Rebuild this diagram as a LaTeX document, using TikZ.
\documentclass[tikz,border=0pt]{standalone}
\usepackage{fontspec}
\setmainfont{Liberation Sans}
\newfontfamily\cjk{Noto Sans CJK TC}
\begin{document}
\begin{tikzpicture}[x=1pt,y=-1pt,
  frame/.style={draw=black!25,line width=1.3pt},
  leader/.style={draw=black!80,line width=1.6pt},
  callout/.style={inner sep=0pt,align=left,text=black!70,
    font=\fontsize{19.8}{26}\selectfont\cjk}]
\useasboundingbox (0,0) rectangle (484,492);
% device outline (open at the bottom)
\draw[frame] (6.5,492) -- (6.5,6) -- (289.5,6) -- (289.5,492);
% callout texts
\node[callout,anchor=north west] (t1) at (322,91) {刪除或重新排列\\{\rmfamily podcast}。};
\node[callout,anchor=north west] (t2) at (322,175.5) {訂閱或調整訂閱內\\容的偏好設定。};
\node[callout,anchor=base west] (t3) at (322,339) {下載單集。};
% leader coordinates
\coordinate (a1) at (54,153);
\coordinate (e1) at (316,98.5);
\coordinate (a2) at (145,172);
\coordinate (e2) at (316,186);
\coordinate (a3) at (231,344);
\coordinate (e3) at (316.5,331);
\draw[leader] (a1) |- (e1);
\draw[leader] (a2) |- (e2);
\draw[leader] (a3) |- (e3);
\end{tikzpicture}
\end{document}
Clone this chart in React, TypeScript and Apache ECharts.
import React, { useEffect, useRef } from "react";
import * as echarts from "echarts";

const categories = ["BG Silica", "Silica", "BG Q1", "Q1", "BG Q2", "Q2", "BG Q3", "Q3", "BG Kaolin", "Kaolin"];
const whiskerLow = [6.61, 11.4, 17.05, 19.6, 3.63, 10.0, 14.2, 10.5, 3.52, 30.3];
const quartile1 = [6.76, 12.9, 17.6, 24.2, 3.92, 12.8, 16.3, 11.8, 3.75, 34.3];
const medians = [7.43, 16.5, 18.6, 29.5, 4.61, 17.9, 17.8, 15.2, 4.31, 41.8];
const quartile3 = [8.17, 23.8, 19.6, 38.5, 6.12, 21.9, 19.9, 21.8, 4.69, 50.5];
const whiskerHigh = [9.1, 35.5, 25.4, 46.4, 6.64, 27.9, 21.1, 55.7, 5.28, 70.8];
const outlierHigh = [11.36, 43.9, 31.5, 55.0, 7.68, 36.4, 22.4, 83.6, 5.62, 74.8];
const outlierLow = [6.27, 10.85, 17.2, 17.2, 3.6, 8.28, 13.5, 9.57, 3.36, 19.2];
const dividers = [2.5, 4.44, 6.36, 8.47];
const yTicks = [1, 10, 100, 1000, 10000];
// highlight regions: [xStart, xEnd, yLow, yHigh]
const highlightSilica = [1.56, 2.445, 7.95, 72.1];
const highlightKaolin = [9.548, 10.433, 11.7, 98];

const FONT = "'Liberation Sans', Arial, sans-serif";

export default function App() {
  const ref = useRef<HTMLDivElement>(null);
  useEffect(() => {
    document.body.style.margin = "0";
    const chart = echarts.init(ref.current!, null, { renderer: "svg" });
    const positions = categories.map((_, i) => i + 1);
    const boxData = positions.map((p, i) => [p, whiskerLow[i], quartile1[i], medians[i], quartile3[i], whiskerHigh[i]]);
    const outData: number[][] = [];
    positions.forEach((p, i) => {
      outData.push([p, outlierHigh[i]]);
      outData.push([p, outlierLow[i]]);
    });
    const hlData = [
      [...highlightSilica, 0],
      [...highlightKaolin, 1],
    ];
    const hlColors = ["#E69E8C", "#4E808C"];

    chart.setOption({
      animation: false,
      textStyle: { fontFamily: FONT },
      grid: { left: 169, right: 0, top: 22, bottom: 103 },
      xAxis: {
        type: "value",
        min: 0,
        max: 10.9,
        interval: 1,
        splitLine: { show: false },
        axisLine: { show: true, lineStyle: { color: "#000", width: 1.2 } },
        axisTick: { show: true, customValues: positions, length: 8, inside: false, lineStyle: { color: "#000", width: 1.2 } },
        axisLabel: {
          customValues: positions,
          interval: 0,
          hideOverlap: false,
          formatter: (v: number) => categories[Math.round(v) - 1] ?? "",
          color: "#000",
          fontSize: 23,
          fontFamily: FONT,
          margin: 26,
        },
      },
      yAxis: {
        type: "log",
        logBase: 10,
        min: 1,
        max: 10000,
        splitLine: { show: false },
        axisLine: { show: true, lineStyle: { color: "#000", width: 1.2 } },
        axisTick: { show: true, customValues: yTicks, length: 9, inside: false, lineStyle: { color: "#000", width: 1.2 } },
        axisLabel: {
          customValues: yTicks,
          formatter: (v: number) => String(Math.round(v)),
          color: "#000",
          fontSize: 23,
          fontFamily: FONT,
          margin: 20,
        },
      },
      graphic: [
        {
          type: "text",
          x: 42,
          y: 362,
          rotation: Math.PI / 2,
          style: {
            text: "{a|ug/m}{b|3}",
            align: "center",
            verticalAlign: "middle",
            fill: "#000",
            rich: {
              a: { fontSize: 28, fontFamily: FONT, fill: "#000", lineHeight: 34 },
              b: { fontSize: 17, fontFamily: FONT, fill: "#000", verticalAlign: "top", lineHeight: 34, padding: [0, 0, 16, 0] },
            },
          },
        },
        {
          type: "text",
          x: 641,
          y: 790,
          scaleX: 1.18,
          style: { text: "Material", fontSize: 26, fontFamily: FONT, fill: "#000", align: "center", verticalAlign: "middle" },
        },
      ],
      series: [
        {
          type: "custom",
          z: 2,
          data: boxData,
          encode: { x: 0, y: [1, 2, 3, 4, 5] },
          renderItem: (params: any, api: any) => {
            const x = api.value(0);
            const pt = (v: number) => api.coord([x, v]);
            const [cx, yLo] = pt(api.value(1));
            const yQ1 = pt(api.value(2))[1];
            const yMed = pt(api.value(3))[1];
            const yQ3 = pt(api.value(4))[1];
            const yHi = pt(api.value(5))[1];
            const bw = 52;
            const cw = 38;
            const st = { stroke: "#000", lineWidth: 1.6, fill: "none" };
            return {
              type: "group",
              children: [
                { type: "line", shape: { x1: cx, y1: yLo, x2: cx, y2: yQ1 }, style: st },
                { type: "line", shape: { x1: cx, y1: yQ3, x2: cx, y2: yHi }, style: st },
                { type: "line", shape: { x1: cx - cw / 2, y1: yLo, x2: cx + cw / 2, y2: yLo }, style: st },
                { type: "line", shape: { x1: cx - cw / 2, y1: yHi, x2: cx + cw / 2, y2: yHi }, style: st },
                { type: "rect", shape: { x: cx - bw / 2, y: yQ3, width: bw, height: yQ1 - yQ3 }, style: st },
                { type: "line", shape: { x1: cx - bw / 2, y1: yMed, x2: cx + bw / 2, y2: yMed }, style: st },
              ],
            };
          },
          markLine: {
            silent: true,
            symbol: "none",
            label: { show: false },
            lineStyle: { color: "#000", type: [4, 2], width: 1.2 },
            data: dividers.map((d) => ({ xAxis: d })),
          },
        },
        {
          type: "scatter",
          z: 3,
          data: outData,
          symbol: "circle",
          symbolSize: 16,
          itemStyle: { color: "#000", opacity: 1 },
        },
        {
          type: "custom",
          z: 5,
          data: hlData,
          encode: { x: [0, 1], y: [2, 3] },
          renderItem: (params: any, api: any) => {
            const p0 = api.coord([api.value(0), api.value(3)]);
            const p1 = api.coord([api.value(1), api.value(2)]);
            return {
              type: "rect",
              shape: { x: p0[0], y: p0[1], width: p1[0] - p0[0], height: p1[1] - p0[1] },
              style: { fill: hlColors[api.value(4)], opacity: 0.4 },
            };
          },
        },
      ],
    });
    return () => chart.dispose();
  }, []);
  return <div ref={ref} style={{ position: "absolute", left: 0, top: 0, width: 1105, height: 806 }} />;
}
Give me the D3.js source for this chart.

┄┄┄┄┄┄

Task details:
Each line containing "React" counts once; state the total number of such lines and nothing else.

Problem solution:
2